The exercise -> Take the line containing "What Plotly code" as the first line and the line containing "b_err = [0.365, 0.29]" as the last, and output that span verbatim without any images.

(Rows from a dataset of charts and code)
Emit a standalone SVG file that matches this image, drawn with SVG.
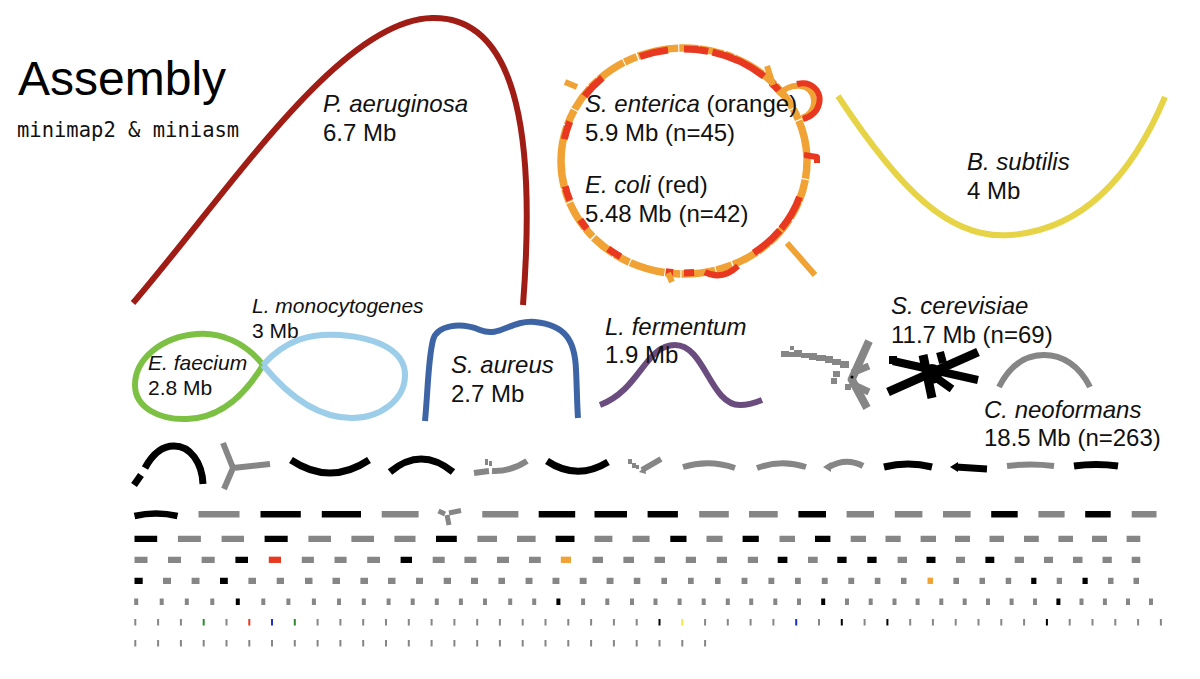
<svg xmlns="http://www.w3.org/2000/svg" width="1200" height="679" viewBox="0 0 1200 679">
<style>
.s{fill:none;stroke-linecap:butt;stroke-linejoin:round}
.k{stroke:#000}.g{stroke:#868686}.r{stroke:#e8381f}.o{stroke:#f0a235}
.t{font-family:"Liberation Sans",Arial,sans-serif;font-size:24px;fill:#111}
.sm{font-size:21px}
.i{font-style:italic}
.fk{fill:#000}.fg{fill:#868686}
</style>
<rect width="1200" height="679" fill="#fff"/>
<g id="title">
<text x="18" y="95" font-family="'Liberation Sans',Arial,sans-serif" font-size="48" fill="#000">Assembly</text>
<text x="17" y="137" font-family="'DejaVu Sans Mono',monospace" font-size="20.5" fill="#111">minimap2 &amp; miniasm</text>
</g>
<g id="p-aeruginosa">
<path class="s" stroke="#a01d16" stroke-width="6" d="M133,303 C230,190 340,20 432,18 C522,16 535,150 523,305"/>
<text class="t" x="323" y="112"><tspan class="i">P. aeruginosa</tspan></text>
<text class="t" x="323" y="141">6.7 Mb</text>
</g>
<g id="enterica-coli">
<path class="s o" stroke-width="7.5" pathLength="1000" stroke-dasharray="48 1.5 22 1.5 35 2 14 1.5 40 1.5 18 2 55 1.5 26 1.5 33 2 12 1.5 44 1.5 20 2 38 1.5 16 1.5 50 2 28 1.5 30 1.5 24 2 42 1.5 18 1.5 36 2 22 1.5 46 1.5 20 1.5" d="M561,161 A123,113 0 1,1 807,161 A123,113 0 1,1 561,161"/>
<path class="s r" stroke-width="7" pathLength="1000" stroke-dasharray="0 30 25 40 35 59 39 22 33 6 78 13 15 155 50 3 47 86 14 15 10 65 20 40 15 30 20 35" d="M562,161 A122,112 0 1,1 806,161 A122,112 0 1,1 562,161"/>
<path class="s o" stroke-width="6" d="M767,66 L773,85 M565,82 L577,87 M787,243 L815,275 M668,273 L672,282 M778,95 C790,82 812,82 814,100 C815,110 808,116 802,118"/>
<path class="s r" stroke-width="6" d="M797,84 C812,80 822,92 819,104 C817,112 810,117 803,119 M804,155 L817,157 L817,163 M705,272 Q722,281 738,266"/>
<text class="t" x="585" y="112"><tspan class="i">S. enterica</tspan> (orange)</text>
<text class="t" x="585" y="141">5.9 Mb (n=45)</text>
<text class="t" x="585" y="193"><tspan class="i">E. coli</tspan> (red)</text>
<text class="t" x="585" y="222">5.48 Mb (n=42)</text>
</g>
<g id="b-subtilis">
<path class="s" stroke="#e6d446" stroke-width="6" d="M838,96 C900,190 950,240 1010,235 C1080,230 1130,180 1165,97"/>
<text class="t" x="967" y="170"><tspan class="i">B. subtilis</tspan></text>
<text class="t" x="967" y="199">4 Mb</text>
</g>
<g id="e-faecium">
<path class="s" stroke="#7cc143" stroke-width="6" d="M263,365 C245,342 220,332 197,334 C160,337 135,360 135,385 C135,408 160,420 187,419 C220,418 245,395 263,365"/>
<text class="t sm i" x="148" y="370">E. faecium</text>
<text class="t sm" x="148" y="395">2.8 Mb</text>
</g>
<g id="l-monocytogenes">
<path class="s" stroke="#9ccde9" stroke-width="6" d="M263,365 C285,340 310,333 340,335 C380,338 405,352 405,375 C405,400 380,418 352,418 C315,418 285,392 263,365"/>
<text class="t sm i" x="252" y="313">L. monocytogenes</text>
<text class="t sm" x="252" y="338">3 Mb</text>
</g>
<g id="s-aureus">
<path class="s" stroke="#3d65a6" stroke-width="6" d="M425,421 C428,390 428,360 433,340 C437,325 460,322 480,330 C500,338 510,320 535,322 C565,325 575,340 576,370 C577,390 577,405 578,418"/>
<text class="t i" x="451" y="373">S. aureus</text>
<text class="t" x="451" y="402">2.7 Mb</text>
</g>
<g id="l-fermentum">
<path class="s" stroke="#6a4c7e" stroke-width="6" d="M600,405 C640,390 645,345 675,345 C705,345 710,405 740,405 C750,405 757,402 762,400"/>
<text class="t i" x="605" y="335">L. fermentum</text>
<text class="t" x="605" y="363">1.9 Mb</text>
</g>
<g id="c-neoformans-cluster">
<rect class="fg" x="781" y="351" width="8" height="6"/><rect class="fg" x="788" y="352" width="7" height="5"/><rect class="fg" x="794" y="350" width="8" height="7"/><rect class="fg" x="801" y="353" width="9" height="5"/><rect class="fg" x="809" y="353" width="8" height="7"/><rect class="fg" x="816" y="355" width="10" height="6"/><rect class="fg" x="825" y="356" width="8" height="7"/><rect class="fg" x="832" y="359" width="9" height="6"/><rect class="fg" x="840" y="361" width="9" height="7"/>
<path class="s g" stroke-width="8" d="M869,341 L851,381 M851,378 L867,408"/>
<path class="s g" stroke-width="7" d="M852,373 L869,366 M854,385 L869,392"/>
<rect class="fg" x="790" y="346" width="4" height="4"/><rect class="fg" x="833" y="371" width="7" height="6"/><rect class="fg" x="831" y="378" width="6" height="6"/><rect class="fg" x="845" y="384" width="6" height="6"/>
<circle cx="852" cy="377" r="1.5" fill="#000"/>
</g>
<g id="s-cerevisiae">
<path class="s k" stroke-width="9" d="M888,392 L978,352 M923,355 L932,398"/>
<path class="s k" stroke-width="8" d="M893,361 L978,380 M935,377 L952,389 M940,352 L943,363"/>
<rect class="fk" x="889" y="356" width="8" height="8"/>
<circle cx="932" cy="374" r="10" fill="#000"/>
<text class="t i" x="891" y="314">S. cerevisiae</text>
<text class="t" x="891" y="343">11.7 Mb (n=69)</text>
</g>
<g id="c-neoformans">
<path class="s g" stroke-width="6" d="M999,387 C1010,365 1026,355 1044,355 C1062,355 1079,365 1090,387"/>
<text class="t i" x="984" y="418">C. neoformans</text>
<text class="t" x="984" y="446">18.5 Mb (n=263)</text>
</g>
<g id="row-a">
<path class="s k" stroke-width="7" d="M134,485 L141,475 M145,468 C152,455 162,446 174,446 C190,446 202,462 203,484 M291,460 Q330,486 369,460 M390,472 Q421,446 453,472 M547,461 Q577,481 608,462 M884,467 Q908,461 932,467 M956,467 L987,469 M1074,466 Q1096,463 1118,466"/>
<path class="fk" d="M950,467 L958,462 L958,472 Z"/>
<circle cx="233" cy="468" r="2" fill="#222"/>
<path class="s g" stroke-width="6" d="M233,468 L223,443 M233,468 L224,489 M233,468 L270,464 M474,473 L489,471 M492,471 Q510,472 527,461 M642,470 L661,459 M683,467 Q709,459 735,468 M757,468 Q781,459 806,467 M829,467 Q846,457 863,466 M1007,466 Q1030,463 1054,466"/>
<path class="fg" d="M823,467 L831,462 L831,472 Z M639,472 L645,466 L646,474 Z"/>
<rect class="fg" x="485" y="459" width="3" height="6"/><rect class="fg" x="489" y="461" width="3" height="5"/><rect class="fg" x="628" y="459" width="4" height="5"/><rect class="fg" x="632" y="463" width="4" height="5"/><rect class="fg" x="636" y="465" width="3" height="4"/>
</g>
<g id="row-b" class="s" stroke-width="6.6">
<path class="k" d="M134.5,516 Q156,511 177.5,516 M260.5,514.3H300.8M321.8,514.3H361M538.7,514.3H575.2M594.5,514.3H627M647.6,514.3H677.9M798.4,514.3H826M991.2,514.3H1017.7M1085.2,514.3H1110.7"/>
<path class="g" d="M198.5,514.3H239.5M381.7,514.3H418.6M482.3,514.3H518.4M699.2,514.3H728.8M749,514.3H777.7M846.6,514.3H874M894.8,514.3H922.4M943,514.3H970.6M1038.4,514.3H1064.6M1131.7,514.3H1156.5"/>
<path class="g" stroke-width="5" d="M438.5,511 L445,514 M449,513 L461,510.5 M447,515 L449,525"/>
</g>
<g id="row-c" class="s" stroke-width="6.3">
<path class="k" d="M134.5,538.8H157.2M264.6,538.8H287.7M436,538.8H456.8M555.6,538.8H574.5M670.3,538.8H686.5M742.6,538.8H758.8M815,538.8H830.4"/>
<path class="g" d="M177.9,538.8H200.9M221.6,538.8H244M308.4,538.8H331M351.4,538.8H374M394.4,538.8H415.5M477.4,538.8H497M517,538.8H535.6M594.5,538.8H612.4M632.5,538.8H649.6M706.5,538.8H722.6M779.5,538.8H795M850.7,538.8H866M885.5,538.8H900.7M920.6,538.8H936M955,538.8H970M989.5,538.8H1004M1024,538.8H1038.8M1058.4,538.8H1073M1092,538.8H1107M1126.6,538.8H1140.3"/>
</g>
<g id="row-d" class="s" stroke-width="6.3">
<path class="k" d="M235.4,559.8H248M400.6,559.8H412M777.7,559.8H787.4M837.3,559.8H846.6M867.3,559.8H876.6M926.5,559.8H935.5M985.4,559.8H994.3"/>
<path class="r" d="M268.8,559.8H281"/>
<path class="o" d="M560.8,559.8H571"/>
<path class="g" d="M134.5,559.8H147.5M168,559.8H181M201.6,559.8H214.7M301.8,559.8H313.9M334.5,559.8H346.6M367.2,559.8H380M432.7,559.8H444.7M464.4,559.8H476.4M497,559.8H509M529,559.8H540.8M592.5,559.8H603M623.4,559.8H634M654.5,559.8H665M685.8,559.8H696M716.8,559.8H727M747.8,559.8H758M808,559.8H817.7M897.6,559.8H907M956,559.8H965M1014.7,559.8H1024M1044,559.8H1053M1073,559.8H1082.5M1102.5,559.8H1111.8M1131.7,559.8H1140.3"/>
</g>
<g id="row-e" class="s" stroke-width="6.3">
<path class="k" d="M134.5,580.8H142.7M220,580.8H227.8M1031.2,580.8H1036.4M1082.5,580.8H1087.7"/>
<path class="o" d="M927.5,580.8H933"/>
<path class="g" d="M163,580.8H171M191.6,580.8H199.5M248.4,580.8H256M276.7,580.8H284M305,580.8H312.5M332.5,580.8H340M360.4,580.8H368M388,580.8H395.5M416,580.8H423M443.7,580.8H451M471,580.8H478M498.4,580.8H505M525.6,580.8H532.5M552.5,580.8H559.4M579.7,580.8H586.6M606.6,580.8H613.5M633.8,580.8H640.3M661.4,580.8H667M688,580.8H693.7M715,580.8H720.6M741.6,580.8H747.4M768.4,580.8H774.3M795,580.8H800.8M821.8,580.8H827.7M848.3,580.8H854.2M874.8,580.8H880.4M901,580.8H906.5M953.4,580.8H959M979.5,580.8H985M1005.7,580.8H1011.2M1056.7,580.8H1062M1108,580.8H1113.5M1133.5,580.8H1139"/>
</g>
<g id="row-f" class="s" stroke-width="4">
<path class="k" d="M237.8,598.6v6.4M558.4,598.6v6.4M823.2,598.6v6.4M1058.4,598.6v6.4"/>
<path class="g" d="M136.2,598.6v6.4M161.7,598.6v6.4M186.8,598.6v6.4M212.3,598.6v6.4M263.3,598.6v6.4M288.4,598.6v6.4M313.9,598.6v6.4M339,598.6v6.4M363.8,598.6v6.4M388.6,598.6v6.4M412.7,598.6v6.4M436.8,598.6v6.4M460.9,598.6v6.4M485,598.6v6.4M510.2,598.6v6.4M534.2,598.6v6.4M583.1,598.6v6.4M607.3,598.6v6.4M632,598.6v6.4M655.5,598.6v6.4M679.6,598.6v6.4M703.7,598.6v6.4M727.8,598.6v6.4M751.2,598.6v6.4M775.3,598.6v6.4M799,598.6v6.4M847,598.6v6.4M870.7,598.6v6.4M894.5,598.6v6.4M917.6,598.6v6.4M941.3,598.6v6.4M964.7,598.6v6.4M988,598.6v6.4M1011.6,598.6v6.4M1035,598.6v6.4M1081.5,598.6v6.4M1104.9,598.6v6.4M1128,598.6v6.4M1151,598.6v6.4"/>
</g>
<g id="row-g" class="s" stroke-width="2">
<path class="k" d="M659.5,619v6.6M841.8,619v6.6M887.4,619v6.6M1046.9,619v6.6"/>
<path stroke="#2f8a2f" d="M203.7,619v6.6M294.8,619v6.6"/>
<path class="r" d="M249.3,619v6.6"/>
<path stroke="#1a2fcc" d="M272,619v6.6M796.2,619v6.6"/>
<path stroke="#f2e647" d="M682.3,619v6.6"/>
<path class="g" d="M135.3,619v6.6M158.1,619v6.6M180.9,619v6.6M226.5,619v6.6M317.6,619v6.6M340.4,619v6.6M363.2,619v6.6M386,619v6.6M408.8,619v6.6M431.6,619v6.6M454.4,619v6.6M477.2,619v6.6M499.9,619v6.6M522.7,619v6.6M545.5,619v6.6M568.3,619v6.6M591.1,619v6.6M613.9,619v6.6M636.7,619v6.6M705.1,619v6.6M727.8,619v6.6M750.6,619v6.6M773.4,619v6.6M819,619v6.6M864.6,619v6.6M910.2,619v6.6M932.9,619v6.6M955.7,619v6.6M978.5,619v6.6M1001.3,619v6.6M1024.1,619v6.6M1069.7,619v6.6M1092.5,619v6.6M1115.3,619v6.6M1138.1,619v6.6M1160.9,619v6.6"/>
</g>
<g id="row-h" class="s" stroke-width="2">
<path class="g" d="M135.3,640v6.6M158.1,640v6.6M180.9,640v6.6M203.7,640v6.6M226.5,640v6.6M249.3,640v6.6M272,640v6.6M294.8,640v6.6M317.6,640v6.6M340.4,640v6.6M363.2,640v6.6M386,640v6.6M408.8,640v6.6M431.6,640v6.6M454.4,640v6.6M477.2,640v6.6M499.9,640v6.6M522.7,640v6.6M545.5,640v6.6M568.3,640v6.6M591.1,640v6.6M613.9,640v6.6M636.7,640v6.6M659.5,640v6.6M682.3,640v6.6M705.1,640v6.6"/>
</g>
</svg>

---

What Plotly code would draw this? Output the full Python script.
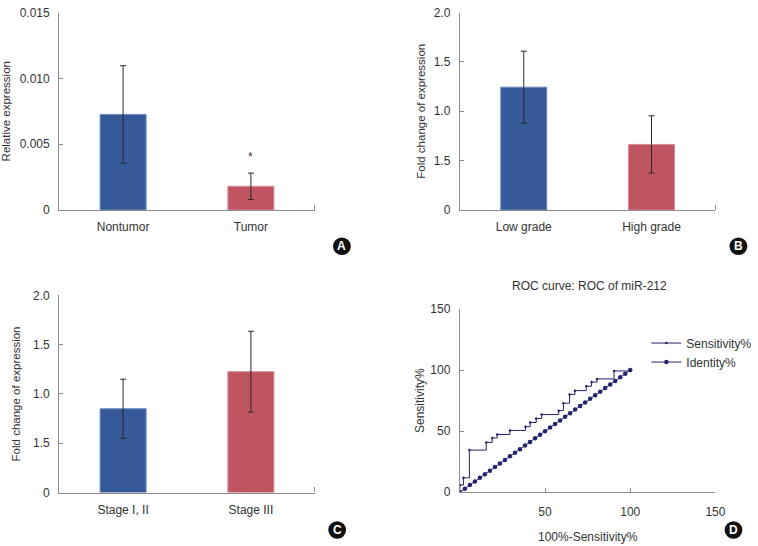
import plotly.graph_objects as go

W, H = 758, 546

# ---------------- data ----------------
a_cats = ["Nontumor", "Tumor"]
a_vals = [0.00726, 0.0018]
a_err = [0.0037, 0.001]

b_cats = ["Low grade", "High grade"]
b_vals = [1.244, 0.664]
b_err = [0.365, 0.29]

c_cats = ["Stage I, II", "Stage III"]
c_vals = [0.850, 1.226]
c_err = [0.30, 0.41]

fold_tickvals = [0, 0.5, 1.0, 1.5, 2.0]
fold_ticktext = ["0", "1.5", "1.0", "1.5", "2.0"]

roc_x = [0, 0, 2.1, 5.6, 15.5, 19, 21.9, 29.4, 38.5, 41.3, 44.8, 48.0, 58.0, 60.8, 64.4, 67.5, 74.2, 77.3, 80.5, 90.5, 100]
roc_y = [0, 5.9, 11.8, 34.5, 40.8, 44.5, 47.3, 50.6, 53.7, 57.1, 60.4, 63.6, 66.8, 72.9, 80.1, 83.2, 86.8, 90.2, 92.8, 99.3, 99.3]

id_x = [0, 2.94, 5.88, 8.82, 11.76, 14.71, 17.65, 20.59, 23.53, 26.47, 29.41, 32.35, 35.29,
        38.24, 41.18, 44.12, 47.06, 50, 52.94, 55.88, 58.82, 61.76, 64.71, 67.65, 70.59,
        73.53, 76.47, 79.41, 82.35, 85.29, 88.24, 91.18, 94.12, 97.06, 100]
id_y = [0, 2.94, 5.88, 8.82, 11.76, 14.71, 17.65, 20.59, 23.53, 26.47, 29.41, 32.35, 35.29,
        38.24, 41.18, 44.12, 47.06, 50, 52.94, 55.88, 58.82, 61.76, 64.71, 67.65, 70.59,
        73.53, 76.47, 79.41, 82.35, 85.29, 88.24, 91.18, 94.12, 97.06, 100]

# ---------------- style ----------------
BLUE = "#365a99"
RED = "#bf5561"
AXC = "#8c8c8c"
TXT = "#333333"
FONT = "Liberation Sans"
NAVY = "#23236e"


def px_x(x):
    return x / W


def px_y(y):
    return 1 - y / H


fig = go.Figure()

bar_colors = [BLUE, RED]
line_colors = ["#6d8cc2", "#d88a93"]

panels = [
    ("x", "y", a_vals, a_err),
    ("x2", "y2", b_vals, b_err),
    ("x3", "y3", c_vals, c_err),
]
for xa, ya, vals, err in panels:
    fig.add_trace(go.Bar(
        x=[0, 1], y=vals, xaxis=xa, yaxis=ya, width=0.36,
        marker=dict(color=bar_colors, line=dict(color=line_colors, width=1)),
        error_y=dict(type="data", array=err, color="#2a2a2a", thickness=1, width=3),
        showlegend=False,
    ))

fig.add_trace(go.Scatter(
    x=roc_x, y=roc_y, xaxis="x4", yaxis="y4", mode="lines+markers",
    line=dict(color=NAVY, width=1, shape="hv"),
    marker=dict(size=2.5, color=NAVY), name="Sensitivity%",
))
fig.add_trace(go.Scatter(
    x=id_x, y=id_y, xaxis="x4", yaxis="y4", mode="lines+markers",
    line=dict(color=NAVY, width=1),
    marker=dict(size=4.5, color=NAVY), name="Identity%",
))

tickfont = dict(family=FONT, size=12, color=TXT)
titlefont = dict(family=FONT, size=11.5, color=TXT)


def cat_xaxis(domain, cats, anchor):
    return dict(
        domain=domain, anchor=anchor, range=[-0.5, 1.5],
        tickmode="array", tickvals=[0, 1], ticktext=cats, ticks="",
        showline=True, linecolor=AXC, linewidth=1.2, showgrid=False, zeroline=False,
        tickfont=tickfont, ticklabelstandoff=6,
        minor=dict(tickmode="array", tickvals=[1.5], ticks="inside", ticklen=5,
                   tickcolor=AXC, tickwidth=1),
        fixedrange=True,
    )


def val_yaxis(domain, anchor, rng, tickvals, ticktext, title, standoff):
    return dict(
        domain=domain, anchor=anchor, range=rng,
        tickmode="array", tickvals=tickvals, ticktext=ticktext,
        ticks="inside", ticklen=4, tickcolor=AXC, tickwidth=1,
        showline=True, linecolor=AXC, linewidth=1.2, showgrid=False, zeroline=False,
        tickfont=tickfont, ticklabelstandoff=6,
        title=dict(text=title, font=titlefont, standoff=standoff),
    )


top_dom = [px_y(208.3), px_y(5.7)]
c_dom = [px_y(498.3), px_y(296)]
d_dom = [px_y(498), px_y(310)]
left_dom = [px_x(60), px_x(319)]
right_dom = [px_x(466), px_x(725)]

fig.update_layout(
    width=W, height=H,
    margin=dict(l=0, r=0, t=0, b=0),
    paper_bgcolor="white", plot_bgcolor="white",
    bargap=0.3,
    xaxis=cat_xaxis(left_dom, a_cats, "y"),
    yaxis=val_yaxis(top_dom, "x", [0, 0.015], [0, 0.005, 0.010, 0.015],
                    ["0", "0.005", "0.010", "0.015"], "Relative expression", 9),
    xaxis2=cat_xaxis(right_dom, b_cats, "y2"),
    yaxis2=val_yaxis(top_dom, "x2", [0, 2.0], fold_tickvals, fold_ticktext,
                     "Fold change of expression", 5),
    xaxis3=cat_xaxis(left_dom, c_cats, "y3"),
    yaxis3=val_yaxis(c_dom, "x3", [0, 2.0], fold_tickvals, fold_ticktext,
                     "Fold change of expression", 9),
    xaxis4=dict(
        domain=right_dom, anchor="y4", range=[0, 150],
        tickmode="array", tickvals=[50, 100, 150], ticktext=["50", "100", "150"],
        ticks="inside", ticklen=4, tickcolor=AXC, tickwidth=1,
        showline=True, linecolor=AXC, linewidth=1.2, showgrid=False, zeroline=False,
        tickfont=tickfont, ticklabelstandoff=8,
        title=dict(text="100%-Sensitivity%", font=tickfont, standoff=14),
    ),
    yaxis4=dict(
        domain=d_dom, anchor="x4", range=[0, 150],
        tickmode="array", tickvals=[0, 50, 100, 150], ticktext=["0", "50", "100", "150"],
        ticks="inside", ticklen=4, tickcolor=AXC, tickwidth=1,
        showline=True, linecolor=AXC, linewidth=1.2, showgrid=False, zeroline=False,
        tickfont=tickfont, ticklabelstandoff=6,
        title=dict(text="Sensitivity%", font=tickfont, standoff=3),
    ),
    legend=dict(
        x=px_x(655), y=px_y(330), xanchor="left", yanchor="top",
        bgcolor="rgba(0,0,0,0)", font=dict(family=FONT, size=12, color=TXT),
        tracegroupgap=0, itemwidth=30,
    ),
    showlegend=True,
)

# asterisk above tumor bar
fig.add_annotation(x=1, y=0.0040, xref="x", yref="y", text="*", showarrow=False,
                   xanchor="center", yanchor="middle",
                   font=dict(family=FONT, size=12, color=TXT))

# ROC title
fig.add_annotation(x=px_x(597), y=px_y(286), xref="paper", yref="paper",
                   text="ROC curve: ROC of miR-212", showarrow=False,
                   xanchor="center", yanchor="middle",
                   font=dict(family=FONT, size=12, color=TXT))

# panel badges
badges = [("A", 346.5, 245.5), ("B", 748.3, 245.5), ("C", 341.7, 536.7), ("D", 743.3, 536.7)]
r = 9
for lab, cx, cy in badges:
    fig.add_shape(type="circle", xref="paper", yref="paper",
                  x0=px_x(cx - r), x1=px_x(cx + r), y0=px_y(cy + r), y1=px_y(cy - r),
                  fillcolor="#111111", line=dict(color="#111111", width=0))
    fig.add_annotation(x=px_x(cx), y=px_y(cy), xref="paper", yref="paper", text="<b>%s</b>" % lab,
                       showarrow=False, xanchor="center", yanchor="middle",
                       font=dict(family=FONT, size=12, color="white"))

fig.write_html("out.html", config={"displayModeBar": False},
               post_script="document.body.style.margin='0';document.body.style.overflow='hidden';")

Response to the exercise ->
What Plotly code would draw this? Output the full Python script.
import plotly.graph_objects as go

W, H = 758, 546

# ---------------- data ----------------
a_cats = ["Nontumor", "Tumor"]
a_vals = [0.00726, 0.0018]
a_err = [0.0037, 0.001]

b_cats = ["Low grade", "High grade"]
b_vals = [1.244, 0.664]
b_err = [0.365, 0.29]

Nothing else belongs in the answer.